==== Material to process ====

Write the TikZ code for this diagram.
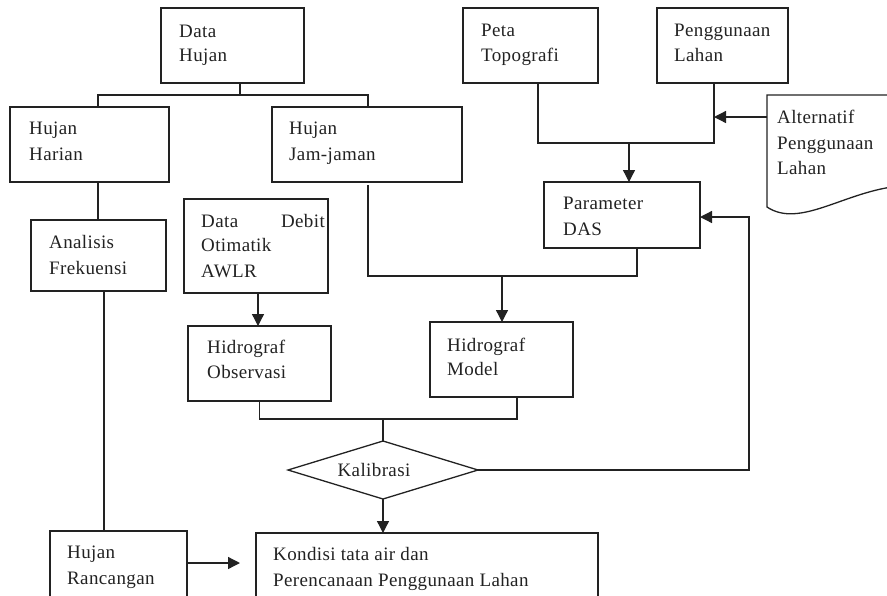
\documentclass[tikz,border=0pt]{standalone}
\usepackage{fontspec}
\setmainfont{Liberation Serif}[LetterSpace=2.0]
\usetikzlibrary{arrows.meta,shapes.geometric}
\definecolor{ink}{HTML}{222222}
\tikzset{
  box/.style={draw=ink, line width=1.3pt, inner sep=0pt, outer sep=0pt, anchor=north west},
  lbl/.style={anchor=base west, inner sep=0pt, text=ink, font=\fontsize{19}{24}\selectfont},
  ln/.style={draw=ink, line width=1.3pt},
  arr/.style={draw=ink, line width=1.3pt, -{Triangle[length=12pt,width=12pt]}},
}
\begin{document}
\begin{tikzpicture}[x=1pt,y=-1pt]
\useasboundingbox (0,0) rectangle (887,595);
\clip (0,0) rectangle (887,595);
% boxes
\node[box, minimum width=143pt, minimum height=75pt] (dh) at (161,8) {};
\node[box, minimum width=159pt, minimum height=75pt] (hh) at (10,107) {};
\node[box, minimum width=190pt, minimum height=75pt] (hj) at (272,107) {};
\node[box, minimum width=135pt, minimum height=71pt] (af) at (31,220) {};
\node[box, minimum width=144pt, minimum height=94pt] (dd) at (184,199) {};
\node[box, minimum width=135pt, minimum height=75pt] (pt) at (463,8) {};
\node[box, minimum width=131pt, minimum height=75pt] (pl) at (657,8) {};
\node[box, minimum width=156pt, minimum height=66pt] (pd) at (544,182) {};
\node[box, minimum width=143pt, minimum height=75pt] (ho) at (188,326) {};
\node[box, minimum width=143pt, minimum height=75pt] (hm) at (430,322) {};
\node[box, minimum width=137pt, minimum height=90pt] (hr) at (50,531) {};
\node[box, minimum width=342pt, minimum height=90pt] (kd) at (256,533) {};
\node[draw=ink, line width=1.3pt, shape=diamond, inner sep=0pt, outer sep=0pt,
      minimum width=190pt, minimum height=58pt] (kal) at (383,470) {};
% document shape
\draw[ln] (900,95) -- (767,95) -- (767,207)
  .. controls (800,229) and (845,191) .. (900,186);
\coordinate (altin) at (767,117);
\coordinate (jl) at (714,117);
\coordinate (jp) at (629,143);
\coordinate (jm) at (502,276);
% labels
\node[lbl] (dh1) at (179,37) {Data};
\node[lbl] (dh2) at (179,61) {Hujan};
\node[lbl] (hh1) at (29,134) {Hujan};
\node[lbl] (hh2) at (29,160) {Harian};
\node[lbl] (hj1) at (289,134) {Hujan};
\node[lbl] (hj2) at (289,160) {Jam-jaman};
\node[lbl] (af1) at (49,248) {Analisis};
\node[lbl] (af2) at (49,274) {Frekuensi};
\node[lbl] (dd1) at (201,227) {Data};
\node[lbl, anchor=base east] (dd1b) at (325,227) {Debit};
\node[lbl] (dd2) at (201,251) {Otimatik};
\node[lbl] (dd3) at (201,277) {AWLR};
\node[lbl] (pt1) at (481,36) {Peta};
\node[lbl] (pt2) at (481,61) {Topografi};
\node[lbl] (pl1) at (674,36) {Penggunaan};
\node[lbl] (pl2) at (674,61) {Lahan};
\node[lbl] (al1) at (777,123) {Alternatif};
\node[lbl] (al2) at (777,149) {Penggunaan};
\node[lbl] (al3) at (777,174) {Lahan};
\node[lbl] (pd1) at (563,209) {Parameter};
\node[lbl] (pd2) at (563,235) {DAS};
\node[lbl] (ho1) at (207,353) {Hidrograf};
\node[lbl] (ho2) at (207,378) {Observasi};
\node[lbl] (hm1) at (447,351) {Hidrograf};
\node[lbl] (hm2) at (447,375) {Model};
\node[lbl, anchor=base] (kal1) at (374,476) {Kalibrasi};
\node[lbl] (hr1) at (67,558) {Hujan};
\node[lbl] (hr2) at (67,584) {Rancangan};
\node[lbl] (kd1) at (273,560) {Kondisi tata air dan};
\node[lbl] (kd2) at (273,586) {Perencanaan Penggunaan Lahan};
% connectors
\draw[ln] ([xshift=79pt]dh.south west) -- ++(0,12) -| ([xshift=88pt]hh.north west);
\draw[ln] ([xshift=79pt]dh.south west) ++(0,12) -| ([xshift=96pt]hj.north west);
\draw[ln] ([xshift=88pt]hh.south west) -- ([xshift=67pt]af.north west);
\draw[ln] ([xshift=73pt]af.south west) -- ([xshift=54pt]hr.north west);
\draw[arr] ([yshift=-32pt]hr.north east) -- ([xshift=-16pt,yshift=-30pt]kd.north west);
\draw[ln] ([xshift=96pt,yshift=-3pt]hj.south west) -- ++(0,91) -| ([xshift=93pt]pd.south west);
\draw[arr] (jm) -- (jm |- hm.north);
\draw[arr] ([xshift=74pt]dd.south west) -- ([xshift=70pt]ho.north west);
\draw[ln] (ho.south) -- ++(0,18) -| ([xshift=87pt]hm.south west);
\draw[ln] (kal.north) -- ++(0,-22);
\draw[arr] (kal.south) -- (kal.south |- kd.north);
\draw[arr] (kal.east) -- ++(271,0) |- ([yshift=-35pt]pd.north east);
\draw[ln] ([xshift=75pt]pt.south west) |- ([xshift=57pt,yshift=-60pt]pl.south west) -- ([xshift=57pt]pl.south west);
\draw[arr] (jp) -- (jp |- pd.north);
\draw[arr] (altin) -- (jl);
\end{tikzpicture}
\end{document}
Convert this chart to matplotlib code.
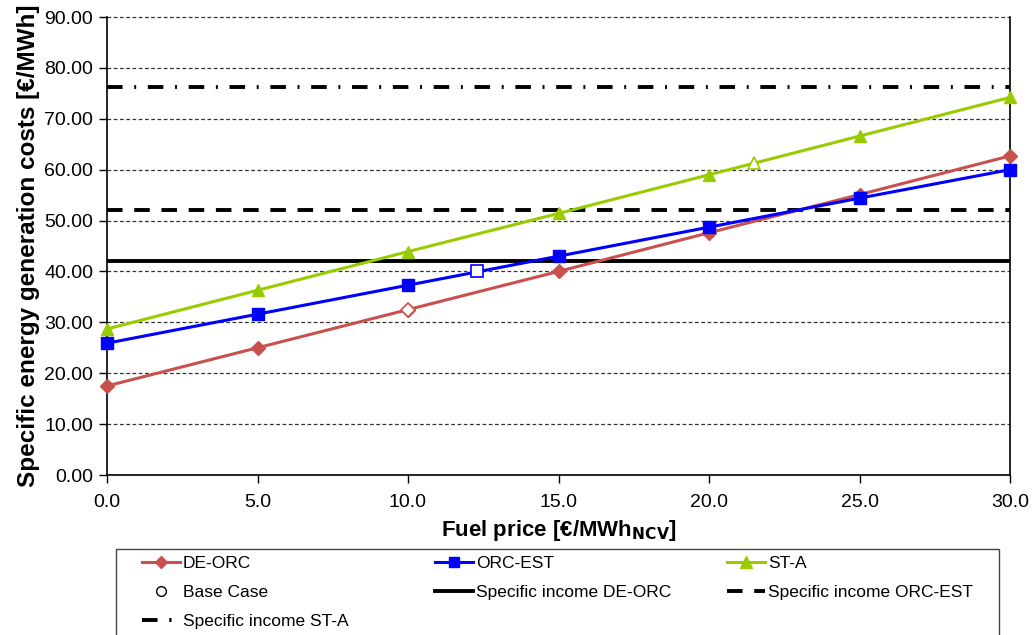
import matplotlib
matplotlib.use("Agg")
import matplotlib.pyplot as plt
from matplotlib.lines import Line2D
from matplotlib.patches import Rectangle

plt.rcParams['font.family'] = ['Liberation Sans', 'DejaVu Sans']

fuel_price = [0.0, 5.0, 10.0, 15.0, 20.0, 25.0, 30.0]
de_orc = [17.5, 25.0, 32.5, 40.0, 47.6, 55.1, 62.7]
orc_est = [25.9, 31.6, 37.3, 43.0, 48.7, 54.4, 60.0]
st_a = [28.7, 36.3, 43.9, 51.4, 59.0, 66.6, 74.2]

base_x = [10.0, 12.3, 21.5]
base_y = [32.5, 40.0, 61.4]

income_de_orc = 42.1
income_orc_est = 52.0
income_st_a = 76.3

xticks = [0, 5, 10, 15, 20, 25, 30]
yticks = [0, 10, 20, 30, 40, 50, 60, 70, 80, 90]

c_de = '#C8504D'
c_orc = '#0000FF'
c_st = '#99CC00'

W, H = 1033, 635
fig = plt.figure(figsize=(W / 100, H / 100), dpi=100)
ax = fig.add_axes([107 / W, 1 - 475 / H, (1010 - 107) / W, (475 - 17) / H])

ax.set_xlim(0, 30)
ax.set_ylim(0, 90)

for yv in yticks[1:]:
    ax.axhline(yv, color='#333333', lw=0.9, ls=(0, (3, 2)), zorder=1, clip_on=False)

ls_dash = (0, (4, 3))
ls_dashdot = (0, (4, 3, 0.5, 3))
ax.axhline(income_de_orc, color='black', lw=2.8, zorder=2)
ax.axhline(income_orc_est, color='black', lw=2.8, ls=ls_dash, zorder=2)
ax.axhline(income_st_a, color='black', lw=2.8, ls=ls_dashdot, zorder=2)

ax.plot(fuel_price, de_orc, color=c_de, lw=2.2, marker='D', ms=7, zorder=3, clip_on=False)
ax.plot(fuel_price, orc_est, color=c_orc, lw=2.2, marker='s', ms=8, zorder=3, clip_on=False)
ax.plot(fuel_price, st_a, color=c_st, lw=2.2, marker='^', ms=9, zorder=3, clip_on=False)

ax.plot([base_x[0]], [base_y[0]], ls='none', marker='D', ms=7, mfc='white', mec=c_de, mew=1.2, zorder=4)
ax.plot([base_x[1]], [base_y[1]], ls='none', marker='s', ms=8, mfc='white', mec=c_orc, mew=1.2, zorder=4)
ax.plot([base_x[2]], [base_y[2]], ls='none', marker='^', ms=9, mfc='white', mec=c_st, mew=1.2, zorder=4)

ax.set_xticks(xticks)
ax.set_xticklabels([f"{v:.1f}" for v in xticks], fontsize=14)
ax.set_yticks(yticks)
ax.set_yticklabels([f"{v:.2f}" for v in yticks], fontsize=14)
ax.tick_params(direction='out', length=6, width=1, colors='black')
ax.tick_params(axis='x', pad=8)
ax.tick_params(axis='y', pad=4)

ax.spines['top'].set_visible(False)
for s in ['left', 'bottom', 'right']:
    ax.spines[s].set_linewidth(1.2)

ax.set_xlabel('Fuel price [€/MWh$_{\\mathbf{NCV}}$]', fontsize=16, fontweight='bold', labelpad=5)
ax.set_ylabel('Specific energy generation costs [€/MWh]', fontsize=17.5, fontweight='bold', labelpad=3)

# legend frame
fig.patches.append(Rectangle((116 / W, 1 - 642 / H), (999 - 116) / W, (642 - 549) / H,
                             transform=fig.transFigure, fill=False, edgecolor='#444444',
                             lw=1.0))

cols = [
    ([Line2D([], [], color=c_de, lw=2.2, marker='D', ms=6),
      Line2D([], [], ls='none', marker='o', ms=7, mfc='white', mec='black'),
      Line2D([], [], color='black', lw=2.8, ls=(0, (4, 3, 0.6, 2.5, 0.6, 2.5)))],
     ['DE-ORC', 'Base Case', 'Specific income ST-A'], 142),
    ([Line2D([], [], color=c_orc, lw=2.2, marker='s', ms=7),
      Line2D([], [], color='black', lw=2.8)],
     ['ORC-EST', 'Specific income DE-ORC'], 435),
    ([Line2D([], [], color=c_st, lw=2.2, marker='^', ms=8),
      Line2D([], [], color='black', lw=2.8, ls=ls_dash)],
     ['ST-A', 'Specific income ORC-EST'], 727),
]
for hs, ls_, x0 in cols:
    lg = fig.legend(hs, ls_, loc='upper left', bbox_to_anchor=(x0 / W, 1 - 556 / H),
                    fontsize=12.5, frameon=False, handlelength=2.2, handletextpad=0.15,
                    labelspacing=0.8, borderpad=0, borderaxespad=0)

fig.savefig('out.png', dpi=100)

====

(What you have to do):
Using the records above, find and show each line with the string "matplotlib".

(Result of the exercise):
Convert this chart to matplotlib code.
import matplotlib
matplotlib.use("Agg")
import matplotlib.pyplot as plt
from matplotlib.lines import Line2D
from matplotlib.patches import Rectangle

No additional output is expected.